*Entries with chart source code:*
———

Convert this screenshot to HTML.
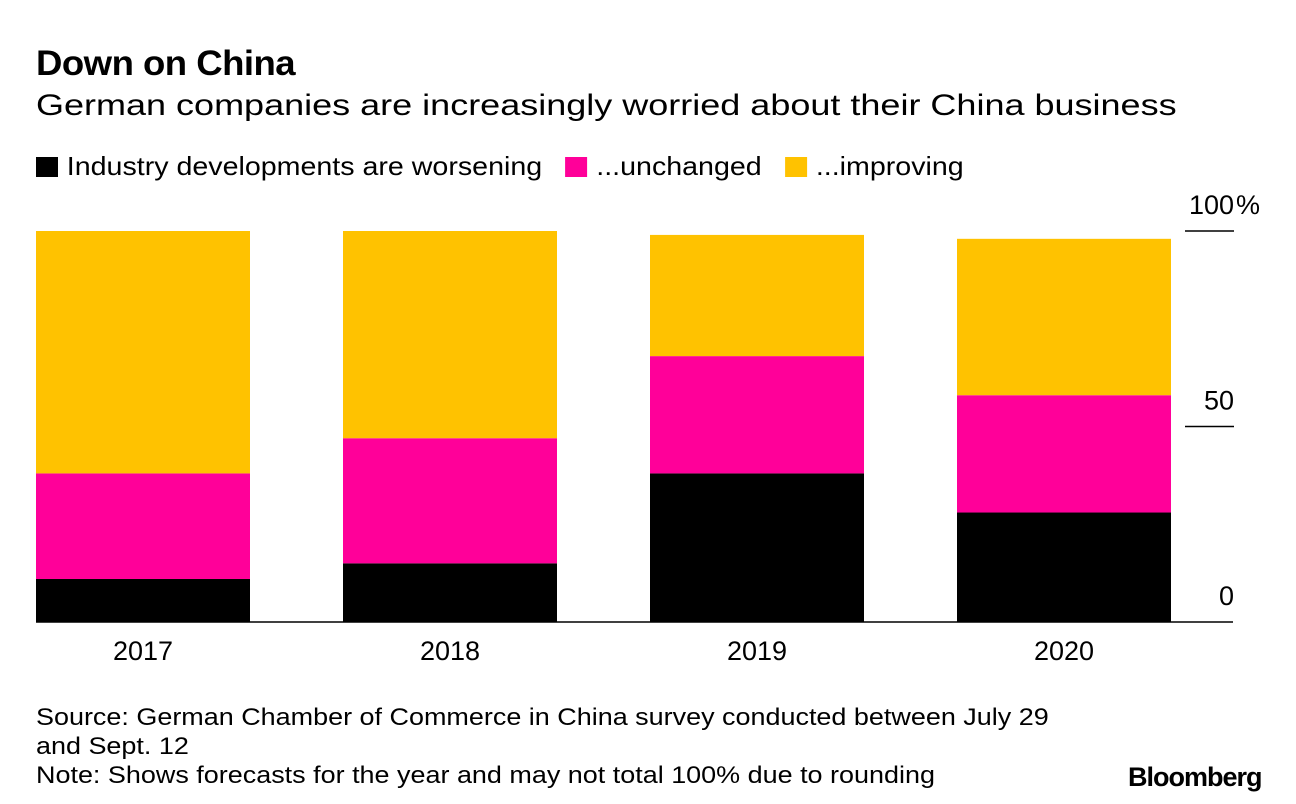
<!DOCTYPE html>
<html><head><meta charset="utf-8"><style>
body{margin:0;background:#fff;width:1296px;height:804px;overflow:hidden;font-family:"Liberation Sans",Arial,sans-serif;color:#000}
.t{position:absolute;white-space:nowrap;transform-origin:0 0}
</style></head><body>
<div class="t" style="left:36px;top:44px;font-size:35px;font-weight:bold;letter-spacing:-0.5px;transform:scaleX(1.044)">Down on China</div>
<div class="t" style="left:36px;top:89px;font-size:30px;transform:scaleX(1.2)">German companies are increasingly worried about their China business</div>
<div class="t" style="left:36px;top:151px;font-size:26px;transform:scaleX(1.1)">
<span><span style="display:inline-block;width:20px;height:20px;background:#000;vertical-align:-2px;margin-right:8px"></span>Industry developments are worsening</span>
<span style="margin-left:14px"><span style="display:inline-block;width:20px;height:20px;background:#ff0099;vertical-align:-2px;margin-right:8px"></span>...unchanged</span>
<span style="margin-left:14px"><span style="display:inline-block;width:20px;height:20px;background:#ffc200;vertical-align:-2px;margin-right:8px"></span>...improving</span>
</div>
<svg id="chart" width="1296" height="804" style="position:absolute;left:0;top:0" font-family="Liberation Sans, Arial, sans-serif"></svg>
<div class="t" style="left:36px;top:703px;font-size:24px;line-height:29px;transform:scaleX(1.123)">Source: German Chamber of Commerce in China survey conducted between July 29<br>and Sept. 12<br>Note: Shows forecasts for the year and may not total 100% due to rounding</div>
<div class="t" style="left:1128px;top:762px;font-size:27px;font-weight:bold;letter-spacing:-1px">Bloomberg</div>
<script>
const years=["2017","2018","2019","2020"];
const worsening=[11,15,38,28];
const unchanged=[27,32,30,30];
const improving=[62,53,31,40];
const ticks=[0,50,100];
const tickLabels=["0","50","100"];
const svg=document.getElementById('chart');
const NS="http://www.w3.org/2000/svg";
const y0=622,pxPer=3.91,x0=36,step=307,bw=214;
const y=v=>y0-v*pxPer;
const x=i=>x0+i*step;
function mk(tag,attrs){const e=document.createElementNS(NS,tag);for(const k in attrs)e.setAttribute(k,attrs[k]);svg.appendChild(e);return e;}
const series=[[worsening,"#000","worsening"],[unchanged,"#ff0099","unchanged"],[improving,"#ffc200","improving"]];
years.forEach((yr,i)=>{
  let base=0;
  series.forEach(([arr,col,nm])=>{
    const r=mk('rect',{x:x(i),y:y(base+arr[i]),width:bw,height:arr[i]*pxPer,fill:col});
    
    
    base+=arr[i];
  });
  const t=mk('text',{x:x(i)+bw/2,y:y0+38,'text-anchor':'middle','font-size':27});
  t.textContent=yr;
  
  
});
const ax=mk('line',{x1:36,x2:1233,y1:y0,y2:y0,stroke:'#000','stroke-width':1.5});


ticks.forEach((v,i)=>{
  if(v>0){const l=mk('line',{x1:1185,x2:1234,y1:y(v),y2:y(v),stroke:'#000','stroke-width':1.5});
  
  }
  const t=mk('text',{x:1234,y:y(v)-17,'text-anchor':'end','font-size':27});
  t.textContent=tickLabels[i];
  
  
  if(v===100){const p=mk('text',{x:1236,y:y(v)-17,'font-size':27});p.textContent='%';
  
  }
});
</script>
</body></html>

———

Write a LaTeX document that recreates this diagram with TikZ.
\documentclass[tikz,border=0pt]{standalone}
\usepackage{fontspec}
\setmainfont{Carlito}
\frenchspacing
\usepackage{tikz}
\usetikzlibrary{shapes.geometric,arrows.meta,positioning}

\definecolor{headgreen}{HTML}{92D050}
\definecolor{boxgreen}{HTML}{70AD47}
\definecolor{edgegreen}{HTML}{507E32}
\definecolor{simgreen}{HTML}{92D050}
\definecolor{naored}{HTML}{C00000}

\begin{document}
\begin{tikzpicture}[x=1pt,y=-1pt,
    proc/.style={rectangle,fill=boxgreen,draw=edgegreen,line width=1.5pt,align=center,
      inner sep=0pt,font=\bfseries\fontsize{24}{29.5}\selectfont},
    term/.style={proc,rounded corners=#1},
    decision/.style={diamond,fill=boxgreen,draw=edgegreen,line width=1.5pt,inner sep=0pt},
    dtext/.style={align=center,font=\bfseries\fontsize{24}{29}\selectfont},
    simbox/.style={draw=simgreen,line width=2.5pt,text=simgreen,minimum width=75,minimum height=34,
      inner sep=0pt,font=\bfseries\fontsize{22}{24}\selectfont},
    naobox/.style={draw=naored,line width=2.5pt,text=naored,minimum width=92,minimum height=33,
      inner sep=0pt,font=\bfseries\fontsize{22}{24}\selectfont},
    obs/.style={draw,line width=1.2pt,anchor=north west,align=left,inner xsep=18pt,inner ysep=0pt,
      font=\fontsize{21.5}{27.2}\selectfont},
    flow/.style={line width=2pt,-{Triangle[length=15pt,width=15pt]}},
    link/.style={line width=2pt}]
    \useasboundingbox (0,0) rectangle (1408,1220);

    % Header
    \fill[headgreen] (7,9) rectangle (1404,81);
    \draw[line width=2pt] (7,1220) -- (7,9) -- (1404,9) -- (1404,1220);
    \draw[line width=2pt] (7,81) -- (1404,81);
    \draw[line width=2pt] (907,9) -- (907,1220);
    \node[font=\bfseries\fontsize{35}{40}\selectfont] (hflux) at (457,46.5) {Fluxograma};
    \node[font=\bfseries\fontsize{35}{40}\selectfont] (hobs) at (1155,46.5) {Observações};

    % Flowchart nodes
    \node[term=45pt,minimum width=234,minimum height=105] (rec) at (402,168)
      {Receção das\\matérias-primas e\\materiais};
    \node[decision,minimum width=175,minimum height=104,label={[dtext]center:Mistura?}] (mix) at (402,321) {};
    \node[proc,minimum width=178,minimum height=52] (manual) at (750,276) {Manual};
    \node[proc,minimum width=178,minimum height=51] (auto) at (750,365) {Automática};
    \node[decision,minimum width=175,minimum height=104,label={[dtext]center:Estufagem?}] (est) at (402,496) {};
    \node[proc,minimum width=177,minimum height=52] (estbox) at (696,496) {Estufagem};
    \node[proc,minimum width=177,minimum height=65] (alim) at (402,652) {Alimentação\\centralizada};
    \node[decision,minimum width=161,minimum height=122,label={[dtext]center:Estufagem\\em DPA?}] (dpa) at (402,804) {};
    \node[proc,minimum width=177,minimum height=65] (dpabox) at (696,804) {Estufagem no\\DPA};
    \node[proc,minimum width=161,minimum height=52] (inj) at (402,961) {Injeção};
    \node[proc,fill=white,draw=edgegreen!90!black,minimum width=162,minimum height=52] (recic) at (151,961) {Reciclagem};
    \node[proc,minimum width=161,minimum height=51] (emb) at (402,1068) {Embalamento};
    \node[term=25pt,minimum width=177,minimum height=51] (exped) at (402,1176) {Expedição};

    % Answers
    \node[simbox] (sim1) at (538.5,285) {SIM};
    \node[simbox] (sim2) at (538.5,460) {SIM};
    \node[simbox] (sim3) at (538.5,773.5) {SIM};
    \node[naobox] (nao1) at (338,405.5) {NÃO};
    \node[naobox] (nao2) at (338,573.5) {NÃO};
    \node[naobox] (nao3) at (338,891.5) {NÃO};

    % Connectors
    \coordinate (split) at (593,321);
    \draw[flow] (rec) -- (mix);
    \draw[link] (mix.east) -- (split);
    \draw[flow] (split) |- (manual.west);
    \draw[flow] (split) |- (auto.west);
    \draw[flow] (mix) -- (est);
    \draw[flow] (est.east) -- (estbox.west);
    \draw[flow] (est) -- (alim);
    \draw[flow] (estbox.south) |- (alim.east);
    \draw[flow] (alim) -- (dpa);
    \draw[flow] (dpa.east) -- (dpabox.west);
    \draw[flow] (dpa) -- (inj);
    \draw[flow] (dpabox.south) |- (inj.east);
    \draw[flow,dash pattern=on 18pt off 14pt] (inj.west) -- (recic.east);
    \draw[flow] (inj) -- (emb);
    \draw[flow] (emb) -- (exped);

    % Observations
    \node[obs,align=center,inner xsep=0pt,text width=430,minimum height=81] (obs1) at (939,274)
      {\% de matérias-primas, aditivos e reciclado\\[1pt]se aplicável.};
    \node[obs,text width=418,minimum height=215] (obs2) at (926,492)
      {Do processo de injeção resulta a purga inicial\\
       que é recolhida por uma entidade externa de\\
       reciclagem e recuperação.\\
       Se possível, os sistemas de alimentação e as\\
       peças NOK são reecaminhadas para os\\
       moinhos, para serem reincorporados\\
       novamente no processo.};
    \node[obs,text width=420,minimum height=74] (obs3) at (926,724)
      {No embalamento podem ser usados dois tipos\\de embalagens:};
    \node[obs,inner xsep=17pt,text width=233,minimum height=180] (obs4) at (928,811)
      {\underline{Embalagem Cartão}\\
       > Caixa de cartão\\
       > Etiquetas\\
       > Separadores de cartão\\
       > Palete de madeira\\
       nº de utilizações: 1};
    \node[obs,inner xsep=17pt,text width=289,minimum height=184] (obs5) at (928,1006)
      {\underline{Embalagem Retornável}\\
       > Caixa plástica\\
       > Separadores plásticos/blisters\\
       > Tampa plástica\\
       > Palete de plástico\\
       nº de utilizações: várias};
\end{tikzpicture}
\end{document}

———

*EXERCISE DETAILS:* Determine the number of lines in the data that contain "this" as a word or string, and state only that number.

*REPLY TO THE TASK:* 2